- **Data block**
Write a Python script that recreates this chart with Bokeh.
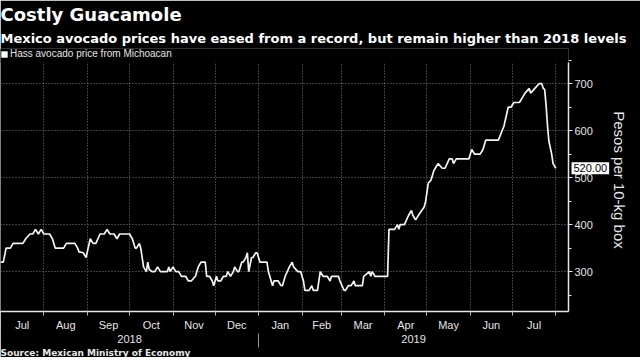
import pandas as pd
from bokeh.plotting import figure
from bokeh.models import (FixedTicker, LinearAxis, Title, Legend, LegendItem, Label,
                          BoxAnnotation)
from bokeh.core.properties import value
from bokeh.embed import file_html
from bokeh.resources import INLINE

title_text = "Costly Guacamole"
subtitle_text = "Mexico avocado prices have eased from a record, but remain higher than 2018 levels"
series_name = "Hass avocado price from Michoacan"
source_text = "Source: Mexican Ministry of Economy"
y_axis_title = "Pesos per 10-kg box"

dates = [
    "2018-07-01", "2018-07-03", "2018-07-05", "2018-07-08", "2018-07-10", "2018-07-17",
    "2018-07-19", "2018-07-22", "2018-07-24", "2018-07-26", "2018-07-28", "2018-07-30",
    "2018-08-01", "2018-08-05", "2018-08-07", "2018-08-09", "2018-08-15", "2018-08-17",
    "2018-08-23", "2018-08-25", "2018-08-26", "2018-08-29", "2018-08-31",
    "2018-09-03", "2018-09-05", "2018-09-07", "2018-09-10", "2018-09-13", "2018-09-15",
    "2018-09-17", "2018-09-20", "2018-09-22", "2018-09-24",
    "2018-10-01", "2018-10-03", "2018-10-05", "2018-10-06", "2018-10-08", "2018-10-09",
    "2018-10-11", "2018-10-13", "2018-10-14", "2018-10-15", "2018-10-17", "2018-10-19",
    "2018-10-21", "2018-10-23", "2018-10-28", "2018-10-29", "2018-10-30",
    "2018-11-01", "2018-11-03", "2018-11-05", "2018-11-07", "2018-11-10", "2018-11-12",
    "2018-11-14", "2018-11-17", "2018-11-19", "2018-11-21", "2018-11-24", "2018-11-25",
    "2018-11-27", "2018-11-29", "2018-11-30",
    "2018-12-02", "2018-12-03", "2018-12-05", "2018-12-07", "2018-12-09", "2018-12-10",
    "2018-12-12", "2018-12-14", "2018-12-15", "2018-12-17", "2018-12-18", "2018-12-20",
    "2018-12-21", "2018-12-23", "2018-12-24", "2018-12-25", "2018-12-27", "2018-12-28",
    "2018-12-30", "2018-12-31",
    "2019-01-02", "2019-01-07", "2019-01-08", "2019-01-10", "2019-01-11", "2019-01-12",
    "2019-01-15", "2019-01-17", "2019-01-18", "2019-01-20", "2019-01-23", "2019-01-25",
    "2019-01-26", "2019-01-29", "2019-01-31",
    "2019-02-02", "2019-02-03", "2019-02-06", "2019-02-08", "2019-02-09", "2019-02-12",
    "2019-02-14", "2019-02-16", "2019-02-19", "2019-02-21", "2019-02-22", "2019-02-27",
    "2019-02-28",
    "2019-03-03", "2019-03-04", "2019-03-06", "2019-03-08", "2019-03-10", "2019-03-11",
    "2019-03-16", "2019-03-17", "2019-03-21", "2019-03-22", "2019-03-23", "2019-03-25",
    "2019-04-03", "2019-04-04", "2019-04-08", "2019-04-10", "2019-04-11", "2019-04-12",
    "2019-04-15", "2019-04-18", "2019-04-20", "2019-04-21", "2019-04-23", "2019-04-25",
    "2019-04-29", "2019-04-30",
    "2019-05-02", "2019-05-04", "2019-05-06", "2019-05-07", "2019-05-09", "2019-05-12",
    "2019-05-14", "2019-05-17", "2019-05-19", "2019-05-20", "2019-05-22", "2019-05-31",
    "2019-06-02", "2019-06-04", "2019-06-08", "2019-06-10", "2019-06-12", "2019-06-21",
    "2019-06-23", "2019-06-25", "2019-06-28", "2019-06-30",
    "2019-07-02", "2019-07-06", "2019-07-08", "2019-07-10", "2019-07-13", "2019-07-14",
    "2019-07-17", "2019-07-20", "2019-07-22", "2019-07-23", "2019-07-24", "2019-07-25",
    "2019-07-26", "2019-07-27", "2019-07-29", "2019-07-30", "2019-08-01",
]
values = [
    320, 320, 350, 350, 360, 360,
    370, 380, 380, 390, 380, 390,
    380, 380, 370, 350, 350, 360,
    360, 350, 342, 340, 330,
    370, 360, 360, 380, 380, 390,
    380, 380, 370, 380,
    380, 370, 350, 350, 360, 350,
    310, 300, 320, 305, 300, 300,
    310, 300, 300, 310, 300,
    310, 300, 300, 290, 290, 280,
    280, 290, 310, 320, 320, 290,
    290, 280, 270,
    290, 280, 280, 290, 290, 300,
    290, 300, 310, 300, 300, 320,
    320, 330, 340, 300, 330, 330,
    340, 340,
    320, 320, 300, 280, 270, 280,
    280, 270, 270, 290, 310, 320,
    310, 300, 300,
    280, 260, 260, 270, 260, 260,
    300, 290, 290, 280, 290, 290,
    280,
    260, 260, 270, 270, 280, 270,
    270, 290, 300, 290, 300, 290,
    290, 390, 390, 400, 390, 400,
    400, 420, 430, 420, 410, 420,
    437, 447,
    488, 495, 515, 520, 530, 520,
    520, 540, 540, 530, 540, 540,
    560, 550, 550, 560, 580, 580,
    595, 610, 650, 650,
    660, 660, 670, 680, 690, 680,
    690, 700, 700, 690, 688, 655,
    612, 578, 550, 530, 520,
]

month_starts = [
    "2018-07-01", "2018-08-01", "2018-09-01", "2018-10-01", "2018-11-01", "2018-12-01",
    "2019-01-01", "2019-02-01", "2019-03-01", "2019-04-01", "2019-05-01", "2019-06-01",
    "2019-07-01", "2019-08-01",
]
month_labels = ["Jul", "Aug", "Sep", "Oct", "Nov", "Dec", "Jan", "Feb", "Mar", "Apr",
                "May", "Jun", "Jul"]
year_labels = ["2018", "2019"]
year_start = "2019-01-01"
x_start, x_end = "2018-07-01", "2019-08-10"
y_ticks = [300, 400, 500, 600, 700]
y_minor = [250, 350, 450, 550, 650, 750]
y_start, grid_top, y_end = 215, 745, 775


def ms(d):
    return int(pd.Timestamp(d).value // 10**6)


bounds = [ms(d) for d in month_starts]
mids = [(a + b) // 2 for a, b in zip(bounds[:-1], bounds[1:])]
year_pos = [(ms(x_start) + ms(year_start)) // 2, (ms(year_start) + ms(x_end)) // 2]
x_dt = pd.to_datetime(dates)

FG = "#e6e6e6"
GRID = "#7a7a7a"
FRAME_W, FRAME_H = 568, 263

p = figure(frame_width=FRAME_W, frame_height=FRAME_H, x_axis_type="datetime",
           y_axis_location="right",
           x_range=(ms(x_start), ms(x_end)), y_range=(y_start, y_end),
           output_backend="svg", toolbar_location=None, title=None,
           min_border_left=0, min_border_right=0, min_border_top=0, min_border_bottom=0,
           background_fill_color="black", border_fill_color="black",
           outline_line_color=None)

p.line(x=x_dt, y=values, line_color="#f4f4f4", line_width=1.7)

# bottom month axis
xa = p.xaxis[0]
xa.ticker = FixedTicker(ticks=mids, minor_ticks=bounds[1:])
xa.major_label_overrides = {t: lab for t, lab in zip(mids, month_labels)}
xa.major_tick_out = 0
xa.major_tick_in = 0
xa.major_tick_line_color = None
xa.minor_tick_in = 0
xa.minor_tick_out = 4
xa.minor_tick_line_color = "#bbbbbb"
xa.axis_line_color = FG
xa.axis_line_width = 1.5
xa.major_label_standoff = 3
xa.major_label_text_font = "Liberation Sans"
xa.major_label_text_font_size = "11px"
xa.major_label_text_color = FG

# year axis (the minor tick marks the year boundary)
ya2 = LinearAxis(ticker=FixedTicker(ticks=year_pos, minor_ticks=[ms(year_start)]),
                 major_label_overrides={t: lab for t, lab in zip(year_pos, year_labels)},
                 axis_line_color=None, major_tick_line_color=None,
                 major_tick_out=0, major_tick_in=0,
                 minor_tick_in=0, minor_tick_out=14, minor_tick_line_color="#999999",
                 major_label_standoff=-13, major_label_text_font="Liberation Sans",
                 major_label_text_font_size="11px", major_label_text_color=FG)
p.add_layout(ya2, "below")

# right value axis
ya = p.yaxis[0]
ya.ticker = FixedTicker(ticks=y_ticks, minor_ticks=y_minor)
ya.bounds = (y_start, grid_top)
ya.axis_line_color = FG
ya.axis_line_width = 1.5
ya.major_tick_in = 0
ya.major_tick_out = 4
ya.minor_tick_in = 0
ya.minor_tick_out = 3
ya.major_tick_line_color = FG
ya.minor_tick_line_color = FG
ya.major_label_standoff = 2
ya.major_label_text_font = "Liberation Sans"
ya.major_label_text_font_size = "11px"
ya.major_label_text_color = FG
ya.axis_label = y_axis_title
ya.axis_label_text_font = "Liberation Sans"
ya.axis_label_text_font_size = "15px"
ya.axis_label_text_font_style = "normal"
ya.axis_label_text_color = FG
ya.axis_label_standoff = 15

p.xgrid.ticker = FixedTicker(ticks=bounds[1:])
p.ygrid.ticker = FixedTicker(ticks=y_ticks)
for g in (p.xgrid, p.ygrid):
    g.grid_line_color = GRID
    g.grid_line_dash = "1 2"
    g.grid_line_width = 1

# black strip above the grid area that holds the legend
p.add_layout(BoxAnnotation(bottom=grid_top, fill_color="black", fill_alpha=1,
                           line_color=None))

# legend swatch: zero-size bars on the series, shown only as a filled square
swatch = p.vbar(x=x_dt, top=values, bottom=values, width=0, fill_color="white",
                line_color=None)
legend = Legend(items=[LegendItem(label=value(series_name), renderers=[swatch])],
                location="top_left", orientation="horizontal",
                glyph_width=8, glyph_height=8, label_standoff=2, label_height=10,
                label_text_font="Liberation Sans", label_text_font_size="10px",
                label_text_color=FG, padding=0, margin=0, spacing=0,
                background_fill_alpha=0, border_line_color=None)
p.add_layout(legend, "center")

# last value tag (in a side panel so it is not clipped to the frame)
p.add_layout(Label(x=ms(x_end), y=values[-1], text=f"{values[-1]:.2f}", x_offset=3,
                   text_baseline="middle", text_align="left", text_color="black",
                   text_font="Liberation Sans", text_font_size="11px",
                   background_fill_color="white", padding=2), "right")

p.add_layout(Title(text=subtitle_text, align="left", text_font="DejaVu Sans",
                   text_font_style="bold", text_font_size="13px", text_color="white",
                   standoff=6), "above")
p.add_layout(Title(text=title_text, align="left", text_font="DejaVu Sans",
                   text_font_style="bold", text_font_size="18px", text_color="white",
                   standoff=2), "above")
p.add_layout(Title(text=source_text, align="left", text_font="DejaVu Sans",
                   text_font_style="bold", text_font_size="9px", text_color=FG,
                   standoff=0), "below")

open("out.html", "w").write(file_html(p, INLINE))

- **What this task involves**
Gather all lines from the listing above in which "that" occurs.

- **Result**
Write a Python script that recreates this chart with Bokeh.
# black strip above the grid area that holds the legend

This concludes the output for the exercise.